Ask for help if you need it.

“If you don’t understand a lesson, ask one of the other teachers. Not all teachers leave enough material planned. Have some extra activities that you can use as fill in.” —Leah W.

Try collaborative art.

Get the entire class involved on the same project with one of these collaborative art ideas.

Draw boundaries.

“NEVER let students take anything off the teacher’s desk unless you know from the teacher what he or she allows, and ALWAYS leave a note for the classroom teacher!” —Laura R.

Try rewards for good behavior.

“I carry some small prizes. In middle school, I use mechanical pencils. When I ask for them to help clean up, the most helpful ones get a prize! They remember and will cooperate better the next time.” —Seorin Y.

Use the sub tub.

Many teachers leave a sub tub with emergency activities, lesson plans, outlines, student information, and more. Use it! Source: Wife Teacher Mommy

Assign classroom jobs to students.

“I always give the disruptive kids jobs! It helps them to focus.” —Jody H.

Try a team-building activity.

Team-building games and activities are a great tool for helping students learn to work together, listen carefully, communicate clearly, and think creatively. You can get to know them too with one of these team-building games.

Work the room.

“Being up and circulating always helps. Proximity is my best weapon for disarming mischief.” —Eloise P.

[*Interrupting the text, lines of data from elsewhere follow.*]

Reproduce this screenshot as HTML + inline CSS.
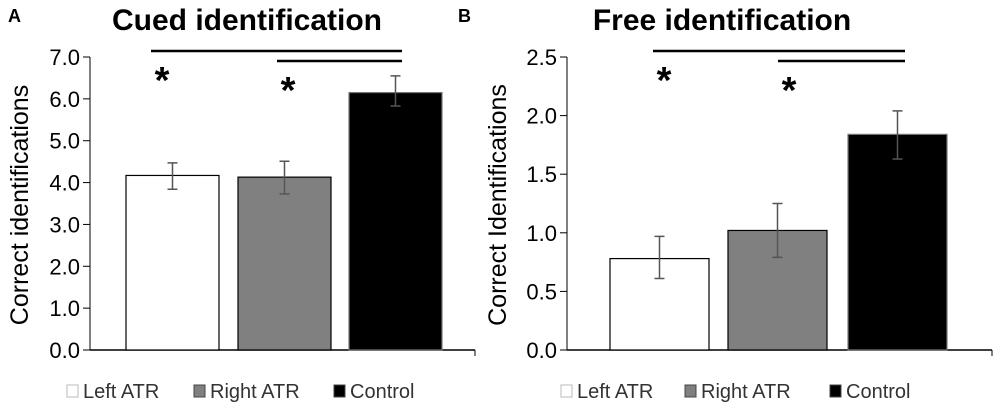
<!DOCTYPE html>
<html><head><meta charset="utf-8"><style>
body{margin:0;background:#fff}
svg text{font-family:"Liberation Sans",sans-serif}
</style></head><body>
<svg width="1000" height="412" viewBox="0 0 1000 412" id="chart"></svg>
<script>
const categories=["Left ATR","Right ATR","Control"];
const cuedValues=[4.17,4.13,6.15];
const cuedErrHi=[4.47,4.51,6.55];
const cuedErrLo=[3.84,3.73,5.83];
const cuedTicks=["0.0","1.0","2.0","3.0","4.0","5.0","6.0","7.0"];
const freeValues=[0.78,1.02,1.84];
const freeErrHi=[0.97,1.25,2.04];
const freeErrLo=[0.61,0.79,1.63];
const freeTicks=["0.0","0.5","1.0","1.5","2.0","2.5"];
const fills=["#ffffff","#808080","#000000"];
const NS="http://www.w3.org/2000/svg";
const svg=document.getElementById('chart');
function mk(tag,attrs,parent){const e=document.createElementNS(NS,tag);for(const k in attrs)e.setAttribute(k,attrs[k]);(parent||svg).appendChild(e);return e;}
function panel(cfg){
  const g=mk('g',{});
  
  
  const y0=350,y1=57,max=cfg.max;
  const y=v=>y0-(v/max)*(y0-y1);
  const ax=cfg.ax;
  const xAxis=mk('line',{x1:ax,y1:y0,x2:cfg.axEnd,y2:y0,stroke:'#000','stroke-width':1.5},g);
  
  
  mk('line',{x1:cfg.axEnd,y1:y0,x2:cfg.axEnd,y2:y0+6,stroke:'#000','stroke-width':1},g);
  const yAxis=mk('line',{x1:ax,y1:y1,x2:ax,y2:y0,stroke:'#000','stroke-width':1},g);
  
  
  cfg.ticks.forEach(t=>{
    const v=parseFloat(t);
    mk('line',{x1:ax-7,y1:y(v),x2:ax,y2:y(v),stroke:'#000','stroke-width':1},g);
    const tx=mk('text',{x:ax-10,y:y(v)+8,'text-anchor':'end','font-size':22,fill:'#000'},g);
    tx.textContent=t;
    
    
  });
  const yt=mk('text',{x:0,y:0,'text-anchor':'middle','font-size':25,transform:`translate(${cfg.ytx},205) rotate(-90)`},g);
  yt.textContent=cfg.ytitle;
  
  
  const ti=mk('text',{x:cfg.tx,y:30,'text-anchor':'middle','font-size':30,'font-weight':'bold'},g);
  ti.textContent=cfg.title;
  
  
  const lb=mk('text',{x:cfg.lx,y:22,'font-size':18,'font-weight':'bold'},g);
  lb.textContent=cfg.label;
  
  
  cfg.values.forEach((v,i)=>{
    const bx=cfg.bx[i],bw=cfg.bw;
    const r=mk('rect',{x:bx,y:y(v),width:bw,height:y0-y(v),fill:fills[i],stroke:i==2?'#777':'#000','stroke-width':1.2},g);
    
    
    const cx=bx+bw/2;
    const e=mk('path',{d:`M${cx},${y(cfg.hi[i])}V${y(cfg.lo[i])}M${cx-5},${y(cfg.hi[i])}H${cx+5}M${cx-5},${y(cfg.lo[i])}H${cx+5}`,stroke:'#555','stroke-width':1.5,fill:'none'},g);
    
    
  });
  cfg.sig.forEach(s=>{
    const l=mk('line',{x1:s[0],y1:s[2],x2:s[1],y2:s[2],stroke:'#000','stroke-width':2.5},g);
    
    
    const a=mk('text',{x:s[0]+11,y:s[2]+42,'text-anchor':'middle','font-size':38,'font-weight':'bold'},g);
    a.textContent='*';
    
    
  });
  categories.forEach((c,i)=>{
    const lx=cfg.leg[i];
    const sq=mk('rect',{x:lx,y:385,width:11,height:12,fill:fills[i],stroke:i==0?'#bbb':'#444','stroke-width':1},g);
    
    
    const t=mk('text',{x:lx+16,y:398,'font-size':20,fill:'#333'},g);
    t.textContent=c;
    
    
  });
}
panel({name:'panel-a-cued',max:7,ax:90,axEnd:475,ticks:cuedTicks,values:cuedValues,hi:cuedErrHi,lo:cuedErrLo,
  bx:[126,238,349],bw:93,ytx:28,ytitle:'Correct identifications',tx:247,title:'Cued identification',lx:8,label:'A',
  sig:[[151,402,51],[277,402,61]],leg:[67,194,334]});
panel({name:'panel-b-free',max:2.5,ax:567,axEnd:992,ticks:freeTicks,values:freeValues,hi:freeErrHi,lo:freeErrLo,
  bx:[610,728,848],bw:99,ytx:506,ytitle:'Correct Identifications',tx:722,title:'Free identification',lx:458,label:'B',
  sig:[[653,905,51],[778,905,61]],leg:[561,685,830]});
</script>
</body></html>
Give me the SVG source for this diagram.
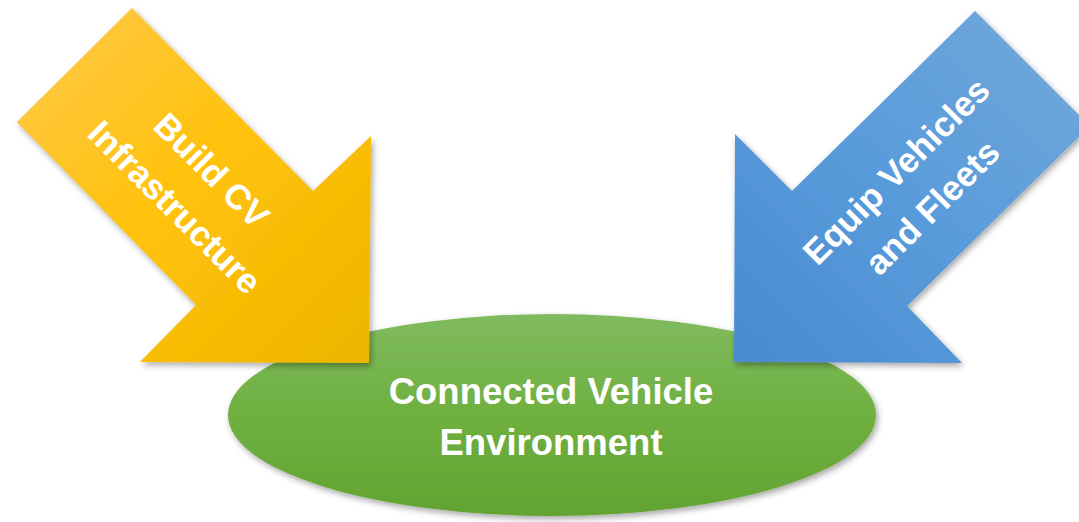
<svg xmlns="http://www.w3.org/2000/svg" width="1079" height="522" viewBox="0 0 1079 522">
<defs>
<linearGradient id="gYellow" x1="0" y1="0" x2="1" y2="1">
<stop offset="0" stop-color="#FFC84C"/>
<stop offset="0.5" stop-color="#FFC20A"/>
<stop offset="1" stop-color="#EDB500"/>
</linearGradient>
<linearGradient id="gBlue" x1="1" y1="0" x2="0" y2="1">
<stop offset="0" stop-color="#74A8DA"/>
<stop offset="0.5" stop-color="#5A9CDB"/>
<stop offset="1" stop-color="#488BCF"/>
</linearGradient>
<linearGradient id="gGreen" x1="0" y1="0" x2="0" y2="1">
<stop offset="0" stop-color="#80BA60"/>
<stop offset="0.5" stop-color="#6FB040"/>
<stop offset="1" stop-color="#62A332"/>
</linearGradient>
<filter id="shadow" x="-10%" y="-10%" width="125%" height="125%">
<feDropShadow dx="2" dy="3" stdDeviation="3" flood-color="#000" flood-opacity="0.35"/>
</filter>
</defs>
<style>
.lbl { font-family: "Liberation Sans", Arial, sans-serif; font-weight: bold; fill: #FFFFFF; text-anchor: middle; }
</style>
<rect width="1079" height="522" fill="#FFFFFF"/>
<g id="environment">
<ellipse cx="552" cy="415" rx="324" ry="101" fill="url(#gGreen)" filter="url(#shadow)"/>
<text class="lbl" x="551" y="404" font-size="36.5">Connected Vehicle</text>
<text class="lbl" x="551" y="455" font-size="36.5">Environment</text>
</g>
<g id="build-cv-infrastructure">
<polygon points="132,8 313,191 371,136 369,363 140,362 196,305 17,122" fill="url(#gYellow)" filter="url(#shadow)"/>
<g transform="translate(191,191) rotate(45)">
<text class="lbl" x="0" y="-17" font-size="35">Build CV</text>
<text class="lbl" x="0" y="35" font-size="35">Infrastructure</text>
</g>
</g>
<g id="equip-vehicles-fleets">
<polygon points="975,11 1090,126 907,306 962,363 734,362 735,134 792,191" fill="url(#gBlue)" filter="url(#shadow)"/>
<g transform="translate(921,196) rotate(-45)">
<text class="lbl" x="0" y="-23" font-size="35">Equip Vehicles</text>
<text class="lbl" x="0" y="28" font-size="35">and Fleets</text>
</g>
</g>
<g id="connectors"/>
</svg>
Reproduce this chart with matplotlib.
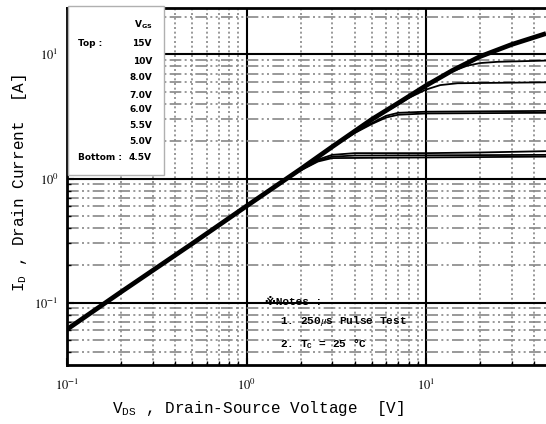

Try these sponge activities!

“Madeline Hunter created the term sponge activities to describe ‘learning activities that soak up precious time that would otherwise be lost.’ The best sponge activities are fun and engaging and have an academic component without seeming too ‘school-ish.’  That’s my favorite way to use an extra five minutes!”

Dress the part.

“I always try to dress professionally but comfortably. I like to be dressed as nicely as the best-dressed teacher.” —Lori Z.